Conservation of handfishes and their habitats – Final Report 2020
Technical report – NESP Marine Biodiversity Hub (July 2015 to June 2021)
File type: PDF
Jemina Stuart Smith, Tim Lynch, Felicity McEnnulty, Mark Green, Carlie Devine, Andrew Trotter, Tyson Bessell, Lincoln Wong, Paul Hale, Andrew Martini, Rick Stuart-Smith, Neville Barrett (2021). Conservation of handfishes and their habitats – final report 2020. Report to the National Environmental Science Program, Marine Biodiversity Hub. University of Tasmania.
Overview
This final report covers conservation work for red and spotted handfishes during 2019-2020. For red handfish this includes monitoring of juveniles in the wild immediately after their release following captive-rearing. Juveniles were recorded on all three monitoring surveys post release, indicating initial success of this conservation strategy to bolster wild population numbers.

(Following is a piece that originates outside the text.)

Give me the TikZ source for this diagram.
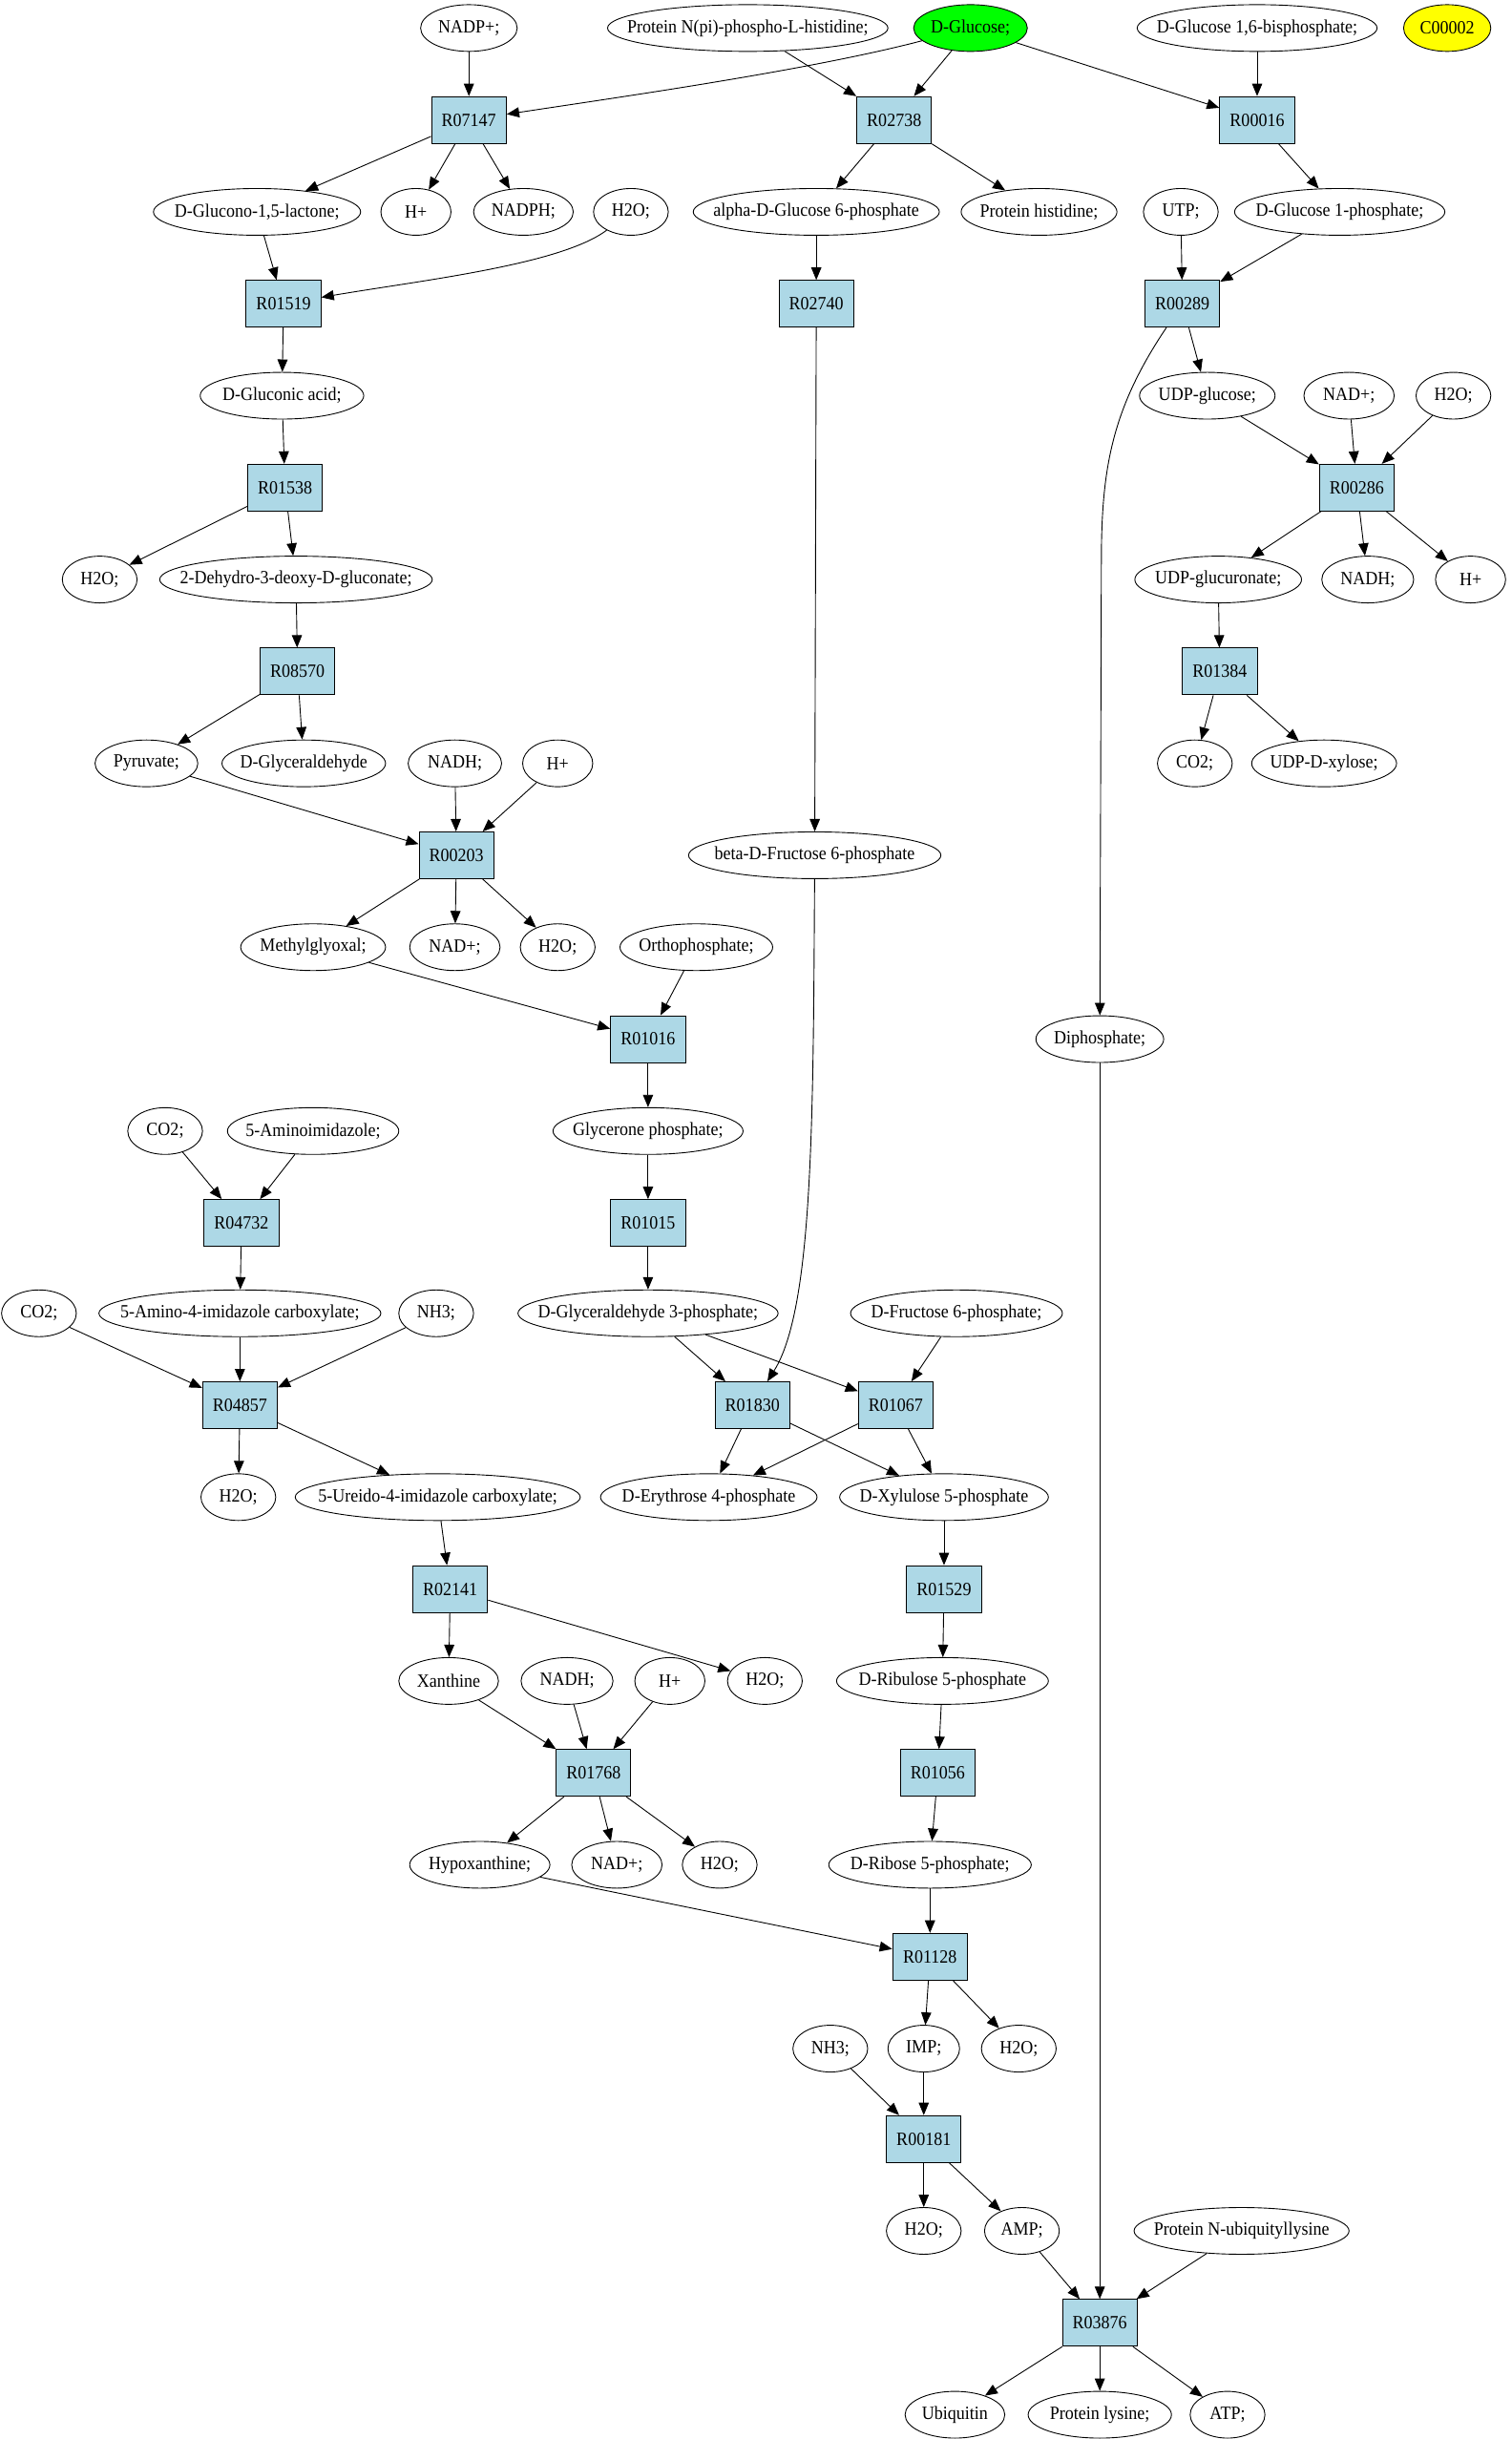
\documentclass[tikz,border=0pt]{standalone}
\usepackage{fontspec}
\setmainfont{Liberation Serif}[FakeStretch=0.92]
\usetikzlibrary{shapes.geometric,arrows.meta}
\definecolor{boxblue}{RGB}{173,216,230}
\definecolor{pgreen}{RGB}{0,255,0}
\definecolor{pyellow}{RGB}{255,255,0}
\tikzset{
  elp/.style={ellipse,draw,inner sep=0pt,minimum height=30pt,line width=0.55pt,font=\fontsize{12}{14}\selectfont},
  rbox/.style={rectangle,draw,fill=boxblue,inner sep=0pt,minimum width=48pt,minimum height=30pt,line width=0.6pt,font=\fontsize{12}{14}\selectfont},
  arr/.style={-{Triangle[length=8pt,width=6.5pt]},line width=0.55pt}
}
\newcommand\el[6][]{\node[elp,minimum width=#5pt,#1] (#2) at (#3,#4) {\makebox[0pt]{#6}};}
\newcommand\rx[3]{\node[rbox] (#1) at (#2,#3) {#1};}
\begin{document}
\begin{tikzpicture}[x=1pt,y=-1pt]
\useasboundingbox (0,0) rectangle (970,1565.6);
% row 0
\el{nadpp}{301}{18}{62}{NADP+;}
\el{pnph}{480}{18}{180}{Protein N(pi)-phospho-L-histidine;}
\el[fill=pgreen]{dglc}{623}{18}{73}{D-Glucose;}
\el{dg16}{807}{18}{154}{D-Glucose 1,6-bisphosphate;}
\el[fill=pyellow]{c2}{929}{18}{56}{C00002}
% row 1
\rx{R07147}{301}{77}
\rx{R02738}{574}{77}
\rx{R00016}{807}{77}
% row 2
\el{glac}{165}{136}{133}{D-Glucono-1,5-lactone;}
\el{hp1}{267}{136}{45}{H+}
\el{nadph}{336}{136}{64}{NADPH;}
\el{w1}{405}{136}{48}{H2O;}
\el{ag6p}{524}{136}{158}{alpha-D-Glucose 6-phosphate}
\el{phis}{667}{136}{100}{Protein histidine;}
\el{utp}{758}{136}{48}{UTP;}
\el{g1p}{860}{136}{135}{D-Glucose 1-phosphate;}
% row 3
\rx{R01519}{182}{195}
\rx{R02740}{524}{195}
\rx{R00289}{759}{195}
% row 4
\el{gla}{181}{254}{105}{D-Gluconic acid;}
\el{udpg}{775}{254}{87}{UDP-glucose;}
\el{nad1}{866}{254}{58}{NAD+;}
\el{w2}{933}{254}{48}{H2O;}
% row 5
\rx{R01538}{183}{313}
\rx{R00286}{871}{313}
% row 6
\el{w3}{64}{372}{48}{H2O;}
\el{kdg}{190}{372}{175}{2-Dehydro-3-deoxy-D-gluconate;}
\el{udpga}{782}{372}{107}{UDP-glucuronate;}
\el{nadh1}{878}{372}{59}{NADH;}
\el{hp2}{944}{372}{45}{H+}
% row 7
\rx{R08570}{191}{431}
\rx{R01384}{783}{431}
% row 8
\el{pyr}{94}{490}{66}{Pyruvate;}
\el{dgald}{195}{490}{105}{D-Glyceraldehyde}
\el{nadh2}{292}{490}{60}{NADH;}
\el{hp3}{358}{490}{45}{H+}
\el{co2a}{767}{490}{48}{CO2;}
\el{udpx}{850}{490}{93}{UDP-D-xylose;}
% row 9
\rx{R00203}{293}{549}
\el{bf6p}{523}{549}{162}{beta-D-Fructose 6-phosphate}
% row 10
\el{mgo}{201}{608}{93}{Methylglyoxal;}
\el{nad2}{292}{608}{58}{NAD+;}
\el{w4}{358}{608}{48}{H2O;}
\el{opi}{447}{608}{98}{Orthophosphate;}
% row 11
\rx{R01016}{416}{667}
\el{dpi}{706}{667}{82}{Diphosphate;}
% row 12
\el{co2b}{106}{726}{48}{CO2;}
\el{aim}{201}{726}{110}{5-Aminoimidazole;}
\el{dhap}{416}{726}{122}{Glycerone phosphate;}
% row 13
\rx{R04732}{155}{785}
\rx{R01015}{416}{785}
% row 14
\el{co2c}{25}{843}{48}{CO2;}
\el{caim}{154}{843}{181}{5-Amino-4-imidazole carboxylate;}
\el{nh3a}{280}{843}{48}{NH3;}
\el{g3p}{416}{843}{167}{D-Glyceraldehyde 3-phosphate;}
\el{f6p}{614}{843}{136}{D-Fructose 6-phosphate;}
% row 15
\rx{R04857}{154}{902}
\rx{R01830}{483}{902}
\rx{R01067}{575}{902}
% row 16
\el{w5}{153}{961}{48}{H2O;}
\el{ucaim}{281}{961}{183}{5-Ureido-4-imidazole carboxylate;}
\el{e4p}{455}{961}{139}{D-Erythrose 4-phosphate}
\el{xu5p}{606}{961}{134}{D-Xylulose 5-phosphate}
% row 17
\rx{R02141}{289}{1020}
\rx{R01529}{606}{1020}
% row 18
\el{xan}{288}{1079}{64}{Xanthine}
\el{nadh3}{364}{1079}{59}{NADH;}
\el{hp4}{430}{1079}{45}{H+}
\el{w6}{491}{1079}{48}{H2O;}
\el{ru5p}{605}{1079}{136}{D-Ribulose 5-phosphate}
% row 19
\rx{R01768}{381}{1138}
\rx{R01056}{602}{1138}
% row 20
\el{hyp}{308}{1197}{90}{Hypoxanthine;}
\el{nad3}{396}{1197}{58}{NAD+;}
\el{w7}{462}{1197}{48}{H2O;}
\el{r5p}{597}{1197}{130}{D-Ribose 5-phosphate;}
% row 21
\rx{R01128}{597}{1256}
% row 22
\el{nh3b}{533}{1315}{48}{NH3;}
\el{imp}{593}{1315}{46}{IMP;}
\el{w8}{654}{1315}{48}{H2O;}
% row 23
\rx{R00181}{593}{1373}
% row 24
\el{w9}{593}{1432}{48}{H2O;}
\el{amp}{656}{1432}{48}{AMP;}
\el{pnub}{797}{1432}{138}{Protein N-ubiquityllysine}
% row 25
\rx{R03876}{706}{1491}
% row 26
\el{ubq}{613}{1550}{64}{Ubiquitin}
\el{plys}{706}{1550}{92}{Protein lysine;}
\el{atp}{788}{1550}{48}{ATP;}
% ---------------- edges
\draw[arr] (nadpp) -- (R07147);
\draw[arr] (dglc) .. controls (520,45) and (400,62) .. (R07147);
\draw[arr] (pnph) -- (R02738);
\draw[arr] (dglc) -- (R02738);
\draw[arr] (dglc) -- (R00016);
\draw[arr] (dg16) -- (R00016);
\draw[arr] (R07147) -- (glac);
\draw[arr] (R07147) -- (hp1);
\draw[arr] (R07147) -- (nadph);
\draw[arr] (R02738) -- (ag6p);
\draw[arr] (R02738) -- (phis);
\draw[arr] (R00016) -- (g1p);
\draw[arr] (glac) -- (R01519);
\draw[arr] (w1) .. controls (360,170) and (270,180) .. (R01519);
\draw[arr] (ag6p) -- (R02740);
\draw[arr] (utp) -- (R00289);
\draw[arr] (g1p) -- (R00289);
\draw[arr] (R01519) -- (gla);
\draw[arr] (R02740) -- (bf6p);
\draw[arr] (R00289) -- (udpg);
\draw[arr] (R00289) .. controls (714,262) and (707,300) .. (707,360) -- (dpi);
\draw[arr] (gla) -- (R01538);
\draw[arr] (udpg) -- (R00286);
\draw[arr] (nad1) -- (R00286);
\draw[arr] (w2) -- (R00286);
\draw[arr] (R01538) -- (w3);
\draw[arr] (R01538) -- (kdg);
\draw[arr] (R00286) -- (udpga);
\draw[arr] (R00286) -- (nadh1);
\draw[arr] (R00286) -- (hp2);
\draw[arr] (kdg) -- (R08570);
\draw[arr] (udpga) -- (R01384);
\draw[arr] (R08570) -- (pyr);
\draw[arr] (R08570) -- (dgald);
\draw[arr] (R01384) -- (co2a);
\draw[arr] (R01384) -- (udpx);
\draw[arr] (pyr) -- (R00203);
\draw[arr] (nadh2) -- (R00203);
\draw[arr] (hp3) -- (R00203);
\draw[arr] (R00203) -- (mgo);
\draw[arr] (R00203) -- (nad2);
\draw[arr] (R00203) -- (w4);
\draw[arr] (mgo) -- (R01016);
\draw[arr] (opi) -- (R01016);
\draw[arr] (R01016) -- (dhap);
\draw[arr] (dhap) -- (R01015);
\draw[arr] (R01015) -- (g3p);
\draw[arr] (co2b) -- (R04732);
\draw[arr] (aim) -- (R04732);
\draw[arr] (R04732) -- (caim);
\draw[arr] (co2c) -- (R04857);
\draw[arr] (caim) -- (R04857);
\draw[arr] (nh3a) -- (R04857);
\draw[arr] (R04857) -- (w5);
\draw[arr] (R04857) -- (ucaim);
\draw[arr] (g3p) -- (R01830);
\draw[arr] (g3p) -- (R01067);
\draw[arr] (bf6p) .. controls (522,720) and (522,840) .. (R01830);
\draw[arr] (f6p) -- (R01067);
\draw[arr] (R01830) -- (e4p);
\draw[arr] (R01830) -- (xu5p);
\draw[arr] (R01067) -- (e4p);
\draw[arr] (R01067) -- (xu5p);
\draw[arr] (ucaim) -- (R02141);
\draw[arr] (xu5p) -- (R01529);
\draw[arr] (R02141) -- (xan);
\draw[arr] (R02141) -- (w6);
\draw[arr] (R01529) -- (ru5p);
\draw[arr] (xan) -- (R01768);
\draw[arr] (nadh3) -- (R01768);
\draw[arr] (hp4) -- (R01768);
\draw[arr] (ru5p) -- (R01056);
\draw[arr] (R01768) -- (hyp);
\draw[arr] (R01768) -- (nad3);
\draw[arr] (R01768) -- (w7);
\draw[arr] (R01056) -- (r5p);
\draw[arr] (hyp) -- (R01128);
\draw[arr] (r5p) -- (R01128);
\draw[arr] (R01128) -- (imp);
\draw[arr] (R01128) -- (w8);
\draw[arr] (nh3b) -- (R00181);
\draw[arr] (imp) -- (R00181);
\draw[arr] (R00181) -- (w9);
\draw[arr] (R00181) -- (amp);
\draw[arr] (amp) -- (R03876);
\draw[arr] (pnub) -- (R03876);
\draw[arr] (dpi) -- (R03876);
\draw[arr] (R03876) -- (ubq);
\draw[arr] (R03876) -- (plys);
\draw[arr] (R03876) -- (atp);
\end{tikzpicture}
\end{document}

This report includes investigation into sex-determination in adults using morphometrics and found a lack of clear separation between males and females, indicating that focus should be on other methods for non-destructive sex determination.
For spotted handfish this report includes population dynamics from 22 years of monitoring and found that within the Derwent estuary, both genomics and population dynamics suggest a well-structured population, with local populations acting in isolation from each other, or small groups. There had been an overall decline in the Derwent estuary’s Spotted handfish population.